If the source file is not a PDF file, then remove ;type=application/pdf from the related --form option in this command.

curl --request 'POST' \
"$UNSTRUCTURED_API_URL/v1/partition_async" \
--header 'accept: application/json' \
--header "unstructured-api-key: $UNSTRUCTURED_API_KEY" \
--header 'content-Type: multipart/form-data' \
--form 'strategy=vlm' \
--form 'vlm_model_provider=openai' \
--form 'vlm_model=gpt-4o' \
--form 'output_format=application/json' \
--form 'files=@<path/to/file-1>;type=application/pdf' \
--form 'files=@<path/to/file-N>;type=application/pdf'

The results are printed to your terminal or Command Prompt with a format similar to the following:

{
    "partition_id": "<job-id>",
    "partition_status": "scheduled",
    "partition_status_message": "Partition job created"
}

Make a note of the <job-id> value, as you will need it in the next step.

3

Check the status of the job

Run the following curl command, replacing <job_id> with the <job_id> value from the previous step.

curl --request 'GET' \
"$UNSTRUCTURED_API_URL/v1/partition_async/<job_id>" \
--header 'accept: application/json' \
--header "unstructured-api-key: $UNSTRUCTURED_API_KEY"
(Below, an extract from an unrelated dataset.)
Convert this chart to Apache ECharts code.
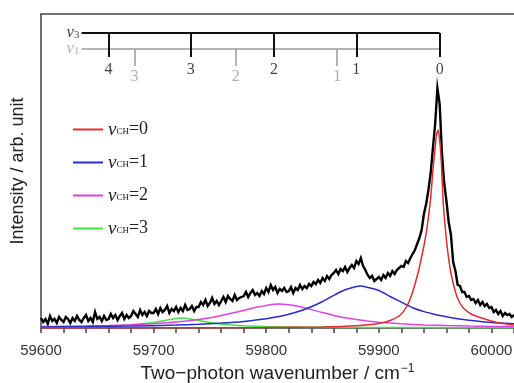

The results are printed to your terminal or Command Prompt with a format similar to the following:

{
    "partition_id": "<job-id>",
    "partition_status": "in_progress",
    "partition_status_message": "Started processing partition request",
    "elements": null
}

If the job is still in progress, repeat the curl command until the job is complete.

4

Examine the results

If you run the preceding command and the job has successfully completed, the results that are printed to your terminal or Command Prompt will contain the processed data within the elements array, for example:

{
    "partition_id": "<job-id>",
    "partition_status": "in_progress",
    "partition_status_message": "Started processing partition request",
    "elements": [
        {
            "type": "...",
            "element_id": "...",
            "text": "...",
            "metadata": {
                "...": "..."
            }
        },
        {
            "type": "...",
            "element_id": "...",
            "text": "...",
            "metadata": {
                "...": "..."
            }
        }
    ]   
}

By default, the JSON is printed without indenting or other whitespace. You can pretty-print the JSON output by using utilities such as jq in future command runs.

You can also pipe the JSON output to a local file by using the curl option -o, —output <file> in future command runs.

You can also call the Unstructured Partition Endpoint by using the Unstructured Python SDK or the Unstructured JavaScript/TypeScript SDK.